The Foundation has helped a number of Soviet-born émigrés in Israel who, for a variety of reasons, “fall through the cracks” of the system. These range from personal grants, such as the Tabakin family of nine siblings, orphaned and destitute, who resisted the attempts of social services to separate them and put them in different orphanages, to institutional ones – Israeli Veterans Union, an association of WWII Soviet Army veterans; Culture and Art Center for the Russian community in Jerusalem; “Russian and Israeli Writers for Civil Society and Against Terror", a project of the Israeli Writers Federation, and many others.

A great deal of attention has been paid to youth programs, from tickets to Purim Bowl for disabled children to a boarding school for Russian children in Migdal ha-Emek and a first school for recovering Russian-born drug addicts, and many others. During the last Lebanon war the Foundation paid for hundreds of children to be evacuated south away from Hezbollah rockets.

The Foundation also established grants for ex-Soviet youths in all major Israel universities, a program that has already benefited over 120 young people. The Cherney Foundation also sponsors a Jewish school, the Maimonides University, in Moscow. The Foundation pays attention to sports as well, financing youth boxing club in Safed, a soccer club in Hadera, as well as individual athletes for the Olympics.

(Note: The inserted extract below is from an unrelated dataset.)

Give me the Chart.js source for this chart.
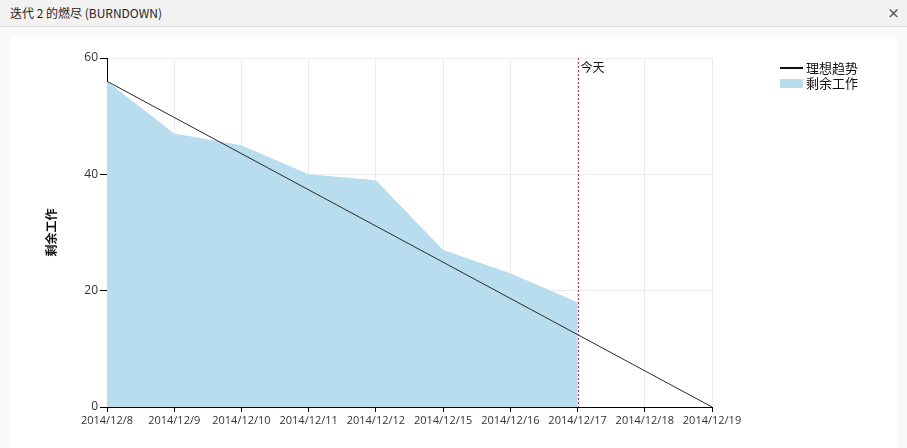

Besides Terror Targets the Young, the Michael Cherney Foundation has sponsored the publication of several books, generally on Judeo-Christian subjects. Among them are Babylon and Jerusalem (Nauka, Moscow), by Jan Willem van der Hoven, the founder of International Christian Embassy Jerusalem, which also includes a collection of essays by Russian Orthodox church intellectuals. The Foundation also sponsors a series called No To Extremism: Anti-Fascist Library, which includes a biography of Menachem Begin and From Hell to Paradise and Back: The Jewish Question: Lenin, Stalin and Solzhenitsyn by Arkady Vaksberg, a prominent writer and historian who was a co-author of Stalin's Prosecutor: The Life of Andrei Vyshinsky.